Of course, the Wildcats had shown a propensity to let their defense slip, even as it appeared to improve during three Pac-12 Tournament wins last week. Despite being one of the country’s most efficient offenses all season, thanks in large part to Ayton’s dominance inside and Allonzo Trier’s overall consistency, the Wildcats defense often wavered.

They had allowed their opponents to shoot better than 50 percent in five previous games, including a homecourt loss to UCLA, a loss at Colorado and a blowout defeat against Purdue in the Battle 4 Atlantis.

They rattled off nine straight wins after the Purdue game, but never permanently fixed their defense. When Buffalo added some defensive pressure that the Wildcats couldn’t handle, it was all but over with nine minutes left, when big man Nick Perkins made a layup to give the Bulls a 72-48 lead.

“I’m not shocked but disappointed,” Trier said.

The loss was the biggest upset by seed the Wildcats have suffered in the NCAA Tournament since 1999, when 13th- seeded Oklahoma beat them 61-60 in a first-round game at Milwaukee, and the biggest they have suffered by margin of defeat since top-seeded Louisville beat No. 12 seed Arizona 103-64 in the 2009 Sweet 16.

This season, Arizona hadn’t been beaten this badly since it lost 89-64 to Purdue in the Battle 4 Atlantis seventh-place game on Nov. 24.

It was the third straight time the Wildcats have been upset by a lower-seeded team in the tournament, following a 65-55 loss to Wichita State in the first round of the 2016 tournament and a 73-71 loss to 11th-seeded Xavier in last season’s Sweet 16.

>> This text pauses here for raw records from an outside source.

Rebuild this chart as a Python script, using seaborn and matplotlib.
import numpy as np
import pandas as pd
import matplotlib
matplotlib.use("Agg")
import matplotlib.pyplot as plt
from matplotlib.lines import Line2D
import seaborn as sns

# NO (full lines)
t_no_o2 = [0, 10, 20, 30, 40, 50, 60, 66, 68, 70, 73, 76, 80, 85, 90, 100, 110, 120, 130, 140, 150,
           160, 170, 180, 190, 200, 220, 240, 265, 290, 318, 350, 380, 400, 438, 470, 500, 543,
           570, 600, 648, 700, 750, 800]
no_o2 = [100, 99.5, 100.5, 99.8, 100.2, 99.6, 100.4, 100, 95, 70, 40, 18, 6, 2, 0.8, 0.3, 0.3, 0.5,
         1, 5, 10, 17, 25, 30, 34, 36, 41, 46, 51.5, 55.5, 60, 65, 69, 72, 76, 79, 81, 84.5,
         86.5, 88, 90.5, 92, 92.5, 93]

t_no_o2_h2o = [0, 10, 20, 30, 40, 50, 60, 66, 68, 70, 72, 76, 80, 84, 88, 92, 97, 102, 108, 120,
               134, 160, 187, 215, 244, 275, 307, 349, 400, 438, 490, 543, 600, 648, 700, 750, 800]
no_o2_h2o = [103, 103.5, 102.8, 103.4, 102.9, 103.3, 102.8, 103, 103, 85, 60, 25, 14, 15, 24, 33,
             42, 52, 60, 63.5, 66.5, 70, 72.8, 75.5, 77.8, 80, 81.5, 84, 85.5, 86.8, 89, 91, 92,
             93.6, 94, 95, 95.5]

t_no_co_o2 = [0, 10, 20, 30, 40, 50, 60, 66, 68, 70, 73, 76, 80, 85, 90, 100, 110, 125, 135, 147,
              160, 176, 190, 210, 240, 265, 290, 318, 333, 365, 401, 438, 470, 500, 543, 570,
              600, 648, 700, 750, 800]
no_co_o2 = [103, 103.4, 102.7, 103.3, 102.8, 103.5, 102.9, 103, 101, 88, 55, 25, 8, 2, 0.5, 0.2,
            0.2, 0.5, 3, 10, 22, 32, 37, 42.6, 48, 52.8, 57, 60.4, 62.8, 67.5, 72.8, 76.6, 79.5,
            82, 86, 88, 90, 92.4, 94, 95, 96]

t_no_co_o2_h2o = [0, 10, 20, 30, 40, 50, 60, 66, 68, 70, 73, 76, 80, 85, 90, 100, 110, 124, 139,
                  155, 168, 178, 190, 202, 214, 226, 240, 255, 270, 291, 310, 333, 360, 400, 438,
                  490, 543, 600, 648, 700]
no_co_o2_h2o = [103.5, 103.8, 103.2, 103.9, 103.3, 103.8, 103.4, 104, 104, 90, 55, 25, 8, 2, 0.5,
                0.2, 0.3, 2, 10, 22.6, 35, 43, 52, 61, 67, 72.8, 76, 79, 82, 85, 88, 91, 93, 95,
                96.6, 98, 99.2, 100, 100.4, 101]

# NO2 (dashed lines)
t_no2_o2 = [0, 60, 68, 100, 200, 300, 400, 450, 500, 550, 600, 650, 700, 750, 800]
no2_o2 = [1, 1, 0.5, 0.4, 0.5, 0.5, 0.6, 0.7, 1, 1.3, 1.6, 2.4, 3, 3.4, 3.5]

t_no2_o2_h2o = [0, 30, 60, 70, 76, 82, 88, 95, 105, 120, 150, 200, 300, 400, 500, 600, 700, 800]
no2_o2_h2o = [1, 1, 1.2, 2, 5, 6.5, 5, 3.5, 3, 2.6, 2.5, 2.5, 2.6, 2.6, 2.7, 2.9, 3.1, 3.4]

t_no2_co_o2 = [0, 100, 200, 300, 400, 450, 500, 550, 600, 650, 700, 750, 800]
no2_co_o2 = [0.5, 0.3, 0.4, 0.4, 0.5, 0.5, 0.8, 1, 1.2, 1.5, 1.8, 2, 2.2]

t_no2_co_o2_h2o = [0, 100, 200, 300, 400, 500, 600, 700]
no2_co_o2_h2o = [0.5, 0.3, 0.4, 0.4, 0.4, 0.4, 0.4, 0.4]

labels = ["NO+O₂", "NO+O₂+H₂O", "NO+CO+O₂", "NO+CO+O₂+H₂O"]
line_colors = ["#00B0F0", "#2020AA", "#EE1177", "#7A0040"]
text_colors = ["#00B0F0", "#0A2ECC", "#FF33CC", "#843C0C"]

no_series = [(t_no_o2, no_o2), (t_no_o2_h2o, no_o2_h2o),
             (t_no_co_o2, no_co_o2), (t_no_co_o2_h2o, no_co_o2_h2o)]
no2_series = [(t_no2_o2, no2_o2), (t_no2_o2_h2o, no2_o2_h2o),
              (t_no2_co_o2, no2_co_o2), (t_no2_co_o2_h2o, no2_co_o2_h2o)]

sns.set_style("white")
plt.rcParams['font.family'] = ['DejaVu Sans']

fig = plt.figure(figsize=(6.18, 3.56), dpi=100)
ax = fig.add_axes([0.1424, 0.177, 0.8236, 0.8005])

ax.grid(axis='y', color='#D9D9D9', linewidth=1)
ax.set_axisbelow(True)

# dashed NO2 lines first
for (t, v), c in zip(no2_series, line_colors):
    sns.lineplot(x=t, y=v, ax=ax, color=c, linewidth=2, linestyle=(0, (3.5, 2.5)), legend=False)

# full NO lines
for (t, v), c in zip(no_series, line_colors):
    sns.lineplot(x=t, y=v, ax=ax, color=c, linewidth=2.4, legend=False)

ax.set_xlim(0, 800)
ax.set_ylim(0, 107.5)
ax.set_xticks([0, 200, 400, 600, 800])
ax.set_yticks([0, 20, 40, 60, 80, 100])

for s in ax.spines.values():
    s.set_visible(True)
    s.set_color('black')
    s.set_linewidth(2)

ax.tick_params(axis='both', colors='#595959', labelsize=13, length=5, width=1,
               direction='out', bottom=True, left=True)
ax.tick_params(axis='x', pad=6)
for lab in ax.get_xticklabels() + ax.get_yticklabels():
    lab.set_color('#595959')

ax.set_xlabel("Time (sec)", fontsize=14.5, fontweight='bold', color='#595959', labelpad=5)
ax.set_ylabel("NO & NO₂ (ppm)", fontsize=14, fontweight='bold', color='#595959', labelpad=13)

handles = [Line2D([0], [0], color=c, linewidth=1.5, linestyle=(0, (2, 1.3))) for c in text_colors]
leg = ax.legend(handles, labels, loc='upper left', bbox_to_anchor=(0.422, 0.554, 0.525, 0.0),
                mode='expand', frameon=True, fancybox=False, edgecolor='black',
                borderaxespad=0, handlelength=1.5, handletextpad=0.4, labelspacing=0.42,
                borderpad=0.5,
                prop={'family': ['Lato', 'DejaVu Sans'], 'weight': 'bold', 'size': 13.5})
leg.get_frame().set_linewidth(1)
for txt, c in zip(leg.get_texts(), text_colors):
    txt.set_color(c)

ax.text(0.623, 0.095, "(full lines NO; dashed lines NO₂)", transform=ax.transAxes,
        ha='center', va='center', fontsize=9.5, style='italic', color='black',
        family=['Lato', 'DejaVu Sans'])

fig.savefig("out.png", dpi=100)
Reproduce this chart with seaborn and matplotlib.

Arizona finished with a 27-8 record while Buffalo improved to 27-8 and will move into a second-round game against Kentucky on Saturday.

The Wildcats’ loss also meant that the Pac-12 had no teams left before the first round was even finished.

Wes Clark led Buffalo with 25 points while teammate Jeremy Harris led Buffalo with 23 points. Dusan Ristic had 16 points to lead Arizona.

Trier had 10 points for Arizona but was 4 of 15 from the field and missed all five 3-pointers he took, saying he was thrown off by Buffalo’s defensive pressure.

“If you paid attention to what was going on, every time I caught the ball, there were bodies standing right there when I’m trying to drive,” Trier said. “I mean, what am I supposed to expect? That they’re going to go wide and out and let me go drive around and shoot layups all day? They’re not gonna do that. They’re gonna do things that best help them win.”

Then there was the frustration Ayton felt. After scoring 32 points in each of his previous two games to lead the Wildcats to the Pac-12 Tournament title, he finished with 14 points and 13 rebounds on Thursday. That finished his career with a total of 24 double-doubles, a UA season record, but it was, of course, a hollow statistic.

Ayton took just 11 shots within the 3-point arc over 38 minutes played, saying he was a little frustrated he didn’t get the ball more often.

“But my guys were telling me that their guards were always behind me, that somebody was always under me,” Ayton said. “So they were hesitant to pass me the ball over the top, they were hesitating to pass me the ball down low.”

A week earlier, after scoring just 10 points against Colorado in the Pac-12 Tournament, Ayton said he had “butterflies.” But he said there was no such problem this time, saying he was “super ready.”

The first-round end meant Ayton won’t get a chance to experience butterflies in a Sweet 16 game or in the Final Four, while the program enters a period of great uncertainty without him.

While UA freshmen Randolph, Emmanuel Akot and Ira Lee all said they planned to return, the Wildcats have just six players on board as of now for 2018-19 while Miller has only one assistant coach.

Ayton, meanwhile, will leave early along with Trier and Rawle Alkins for professional basketball this spring. He’ll go on to be one of the top few picks in the NBA Draft, and he already has All-American and Pac-12 Player of the Year honors.

But Ayton also now leaves his college career with an empty feeling.

“I tried to make history for Arizona and go far in this tournament, tried to bring coach Miller to a Final Four,” Ayton said. “Unfortunately, I didn’t.”